Exercise brief
Repeat exactly the lines running from the first line of the data to the line containing "141.9, 144.6, 167];", both ends included, and nothing else; drop the pictures.

- - - - - - -

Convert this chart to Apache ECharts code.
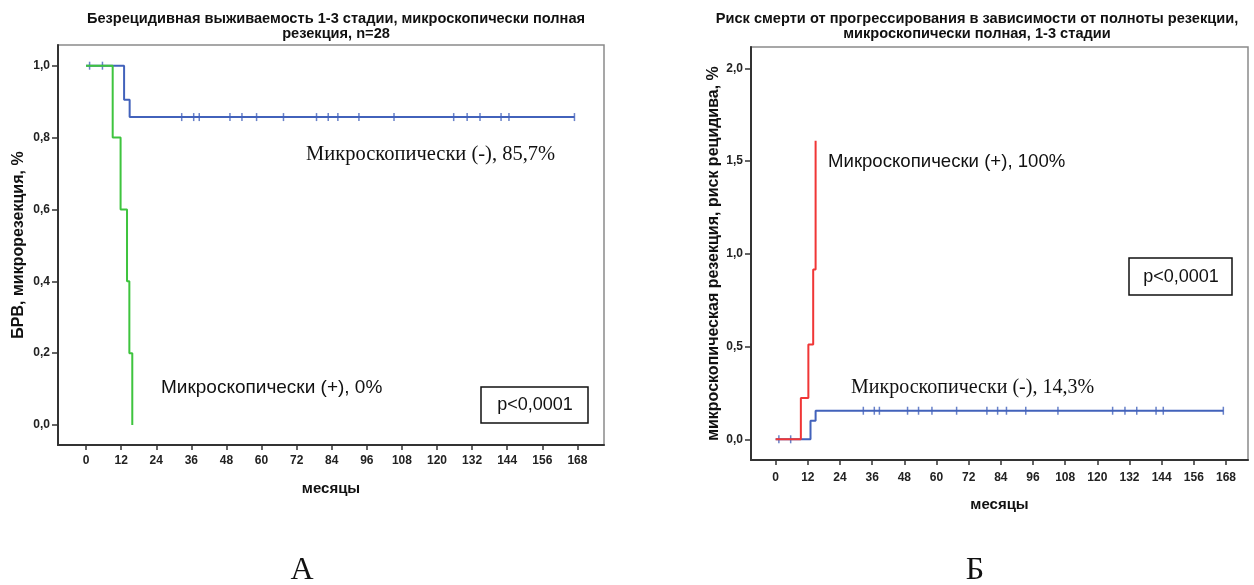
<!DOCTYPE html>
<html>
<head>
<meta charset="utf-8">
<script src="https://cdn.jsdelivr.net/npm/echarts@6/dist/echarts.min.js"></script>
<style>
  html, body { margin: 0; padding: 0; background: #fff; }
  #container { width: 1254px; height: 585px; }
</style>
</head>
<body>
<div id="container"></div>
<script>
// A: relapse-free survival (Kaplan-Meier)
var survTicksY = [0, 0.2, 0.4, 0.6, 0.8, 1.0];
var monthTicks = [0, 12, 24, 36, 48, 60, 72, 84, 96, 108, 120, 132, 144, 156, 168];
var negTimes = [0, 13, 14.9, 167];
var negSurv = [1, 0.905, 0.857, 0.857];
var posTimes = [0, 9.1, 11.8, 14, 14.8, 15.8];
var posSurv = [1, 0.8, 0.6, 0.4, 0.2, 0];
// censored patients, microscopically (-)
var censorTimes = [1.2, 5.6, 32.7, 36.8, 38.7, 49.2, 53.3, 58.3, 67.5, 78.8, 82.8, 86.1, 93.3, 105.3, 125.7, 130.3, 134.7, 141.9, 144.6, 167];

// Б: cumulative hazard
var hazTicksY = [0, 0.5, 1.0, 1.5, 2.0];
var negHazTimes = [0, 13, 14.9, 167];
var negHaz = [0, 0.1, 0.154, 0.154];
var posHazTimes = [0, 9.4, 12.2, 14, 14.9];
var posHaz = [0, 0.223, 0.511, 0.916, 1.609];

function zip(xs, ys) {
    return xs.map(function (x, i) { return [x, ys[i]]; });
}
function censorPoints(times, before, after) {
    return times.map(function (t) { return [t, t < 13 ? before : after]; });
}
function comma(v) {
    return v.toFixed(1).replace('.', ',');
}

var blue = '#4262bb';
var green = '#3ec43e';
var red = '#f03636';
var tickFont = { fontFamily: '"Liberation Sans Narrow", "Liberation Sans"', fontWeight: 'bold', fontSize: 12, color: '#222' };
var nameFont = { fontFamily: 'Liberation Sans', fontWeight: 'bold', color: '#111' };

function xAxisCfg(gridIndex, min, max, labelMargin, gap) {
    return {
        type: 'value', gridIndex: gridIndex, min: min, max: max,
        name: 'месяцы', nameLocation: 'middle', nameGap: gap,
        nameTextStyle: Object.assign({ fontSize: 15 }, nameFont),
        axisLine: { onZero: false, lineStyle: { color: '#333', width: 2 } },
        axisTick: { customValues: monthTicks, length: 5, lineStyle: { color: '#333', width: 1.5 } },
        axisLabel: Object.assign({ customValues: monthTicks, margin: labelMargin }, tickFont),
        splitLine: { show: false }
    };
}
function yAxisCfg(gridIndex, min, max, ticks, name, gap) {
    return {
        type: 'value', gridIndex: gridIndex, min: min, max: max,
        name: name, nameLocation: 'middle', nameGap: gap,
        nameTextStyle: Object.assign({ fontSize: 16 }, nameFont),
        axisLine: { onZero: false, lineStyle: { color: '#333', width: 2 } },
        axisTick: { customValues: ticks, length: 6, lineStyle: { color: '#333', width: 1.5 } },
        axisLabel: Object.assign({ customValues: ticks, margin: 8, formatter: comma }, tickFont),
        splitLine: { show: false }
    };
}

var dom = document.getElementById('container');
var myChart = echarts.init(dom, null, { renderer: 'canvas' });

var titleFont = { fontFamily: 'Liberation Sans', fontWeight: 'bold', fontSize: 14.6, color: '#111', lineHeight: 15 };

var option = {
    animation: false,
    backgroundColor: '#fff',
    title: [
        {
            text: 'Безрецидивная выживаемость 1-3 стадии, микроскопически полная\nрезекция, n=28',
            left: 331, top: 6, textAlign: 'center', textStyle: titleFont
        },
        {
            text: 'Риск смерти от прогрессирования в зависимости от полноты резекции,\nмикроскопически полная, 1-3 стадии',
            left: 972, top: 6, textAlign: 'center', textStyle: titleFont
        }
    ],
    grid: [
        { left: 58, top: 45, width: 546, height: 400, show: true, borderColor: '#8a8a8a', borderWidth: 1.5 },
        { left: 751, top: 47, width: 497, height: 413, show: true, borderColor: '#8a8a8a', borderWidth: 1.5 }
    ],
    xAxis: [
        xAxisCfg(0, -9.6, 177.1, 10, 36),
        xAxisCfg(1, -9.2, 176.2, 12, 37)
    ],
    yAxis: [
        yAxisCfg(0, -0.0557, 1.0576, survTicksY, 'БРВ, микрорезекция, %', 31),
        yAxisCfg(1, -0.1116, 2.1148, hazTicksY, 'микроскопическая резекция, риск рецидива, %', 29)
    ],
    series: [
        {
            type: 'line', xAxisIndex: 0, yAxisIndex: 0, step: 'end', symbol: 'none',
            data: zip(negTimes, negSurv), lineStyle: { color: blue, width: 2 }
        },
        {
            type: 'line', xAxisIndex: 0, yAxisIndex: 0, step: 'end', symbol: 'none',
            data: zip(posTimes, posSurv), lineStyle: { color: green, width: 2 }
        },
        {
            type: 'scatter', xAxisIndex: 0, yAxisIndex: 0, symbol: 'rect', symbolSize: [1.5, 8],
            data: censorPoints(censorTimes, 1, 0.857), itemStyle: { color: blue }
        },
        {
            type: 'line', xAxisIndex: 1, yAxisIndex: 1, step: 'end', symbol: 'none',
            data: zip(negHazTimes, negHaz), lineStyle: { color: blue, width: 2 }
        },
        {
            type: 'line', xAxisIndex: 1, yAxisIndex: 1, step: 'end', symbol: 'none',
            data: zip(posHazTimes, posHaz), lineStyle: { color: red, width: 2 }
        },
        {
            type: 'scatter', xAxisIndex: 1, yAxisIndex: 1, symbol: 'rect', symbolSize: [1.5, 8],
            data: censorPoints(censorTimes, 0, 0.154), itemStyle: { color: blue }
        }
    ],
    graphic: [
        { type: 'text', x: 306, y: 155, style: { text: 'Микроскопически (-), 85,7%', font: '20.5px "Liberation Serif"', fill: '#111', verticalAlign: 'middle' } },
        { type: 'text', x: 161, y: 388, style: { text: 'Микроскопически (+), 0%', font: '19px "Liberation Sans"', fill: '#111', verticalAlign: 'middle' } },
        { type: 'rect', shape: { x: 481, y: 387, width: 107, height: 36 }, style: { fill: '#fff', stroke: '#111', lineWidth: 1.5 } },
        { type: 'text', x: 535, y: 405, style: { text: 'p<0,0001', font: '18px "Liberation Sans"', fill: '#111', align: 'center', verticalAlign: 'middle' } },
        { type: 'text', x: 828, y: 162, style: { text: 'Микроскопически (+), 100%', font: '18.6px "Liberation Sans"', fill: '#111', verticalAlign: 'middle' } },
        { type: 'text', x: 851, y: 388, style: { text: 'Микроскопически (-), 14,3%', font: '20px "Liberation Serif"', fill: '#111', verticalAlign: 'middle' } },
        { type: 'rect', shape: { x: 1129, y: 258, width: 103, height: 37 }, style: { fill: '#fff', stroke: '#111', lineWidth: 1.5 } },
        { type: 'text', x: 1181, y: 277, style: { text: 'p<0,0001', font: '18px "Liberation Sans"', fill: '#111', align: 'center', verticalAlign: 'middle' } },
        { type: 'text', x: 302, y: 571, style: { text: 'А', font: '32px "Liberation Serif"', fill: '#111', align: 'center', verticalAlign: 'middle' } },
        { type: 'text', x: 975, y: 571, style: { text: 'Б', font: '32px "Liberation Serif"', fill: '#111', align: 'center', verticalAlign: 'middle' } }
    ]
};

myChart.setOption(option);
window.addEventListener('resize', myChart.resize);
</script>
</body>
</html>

- - - - - - -

Answer for this exercise
Convert this chart to Apache ECharts code.
<!DOCTYPE html>
<html>
<head>
<meta charset="utf-8">
<script src="https://cdn.jsdelivr.net/npm/echarts@6/dist/echarts.min.js"></script>
<style>
  html, body { margin: 0; padding: 0; background: #fff; }
  #container { width: 1254px; height: 585px; }
</style>
</head>
<body>
<div id="container"></div>
<script>
// A: relapse-free survival (Kaplan-Meier)
var survTicksY = [0, 0.2, 0.4, 0.6, 0.8, 1.0];
var monthTicks = [0, 12, 24, 36, 48, 60, 72, 84, 96, 108, 120, 132, 144, 156, 168];
var negTimes = [0, 13, 14.9, 167];
var negSurv = [1, 0.905, 0.857, 0.857];
var posTimes = [0, 9.1, 11.8, 14, 14.8, 15.8];
var posSurv = [1, 0.8, 0.6, 0.4, 0.2, 0];
// censored patients, microscopically (-)
var censorTimes = [1.2, 5.6, 32.7, 36.8, 38.7, 49.2, 53.3, 58.3, 67.5, 78.8, 82.8, 86.1, 93.3, 105.3, 125.7, 130.3, 134.7, 141.9, 144.6, 167];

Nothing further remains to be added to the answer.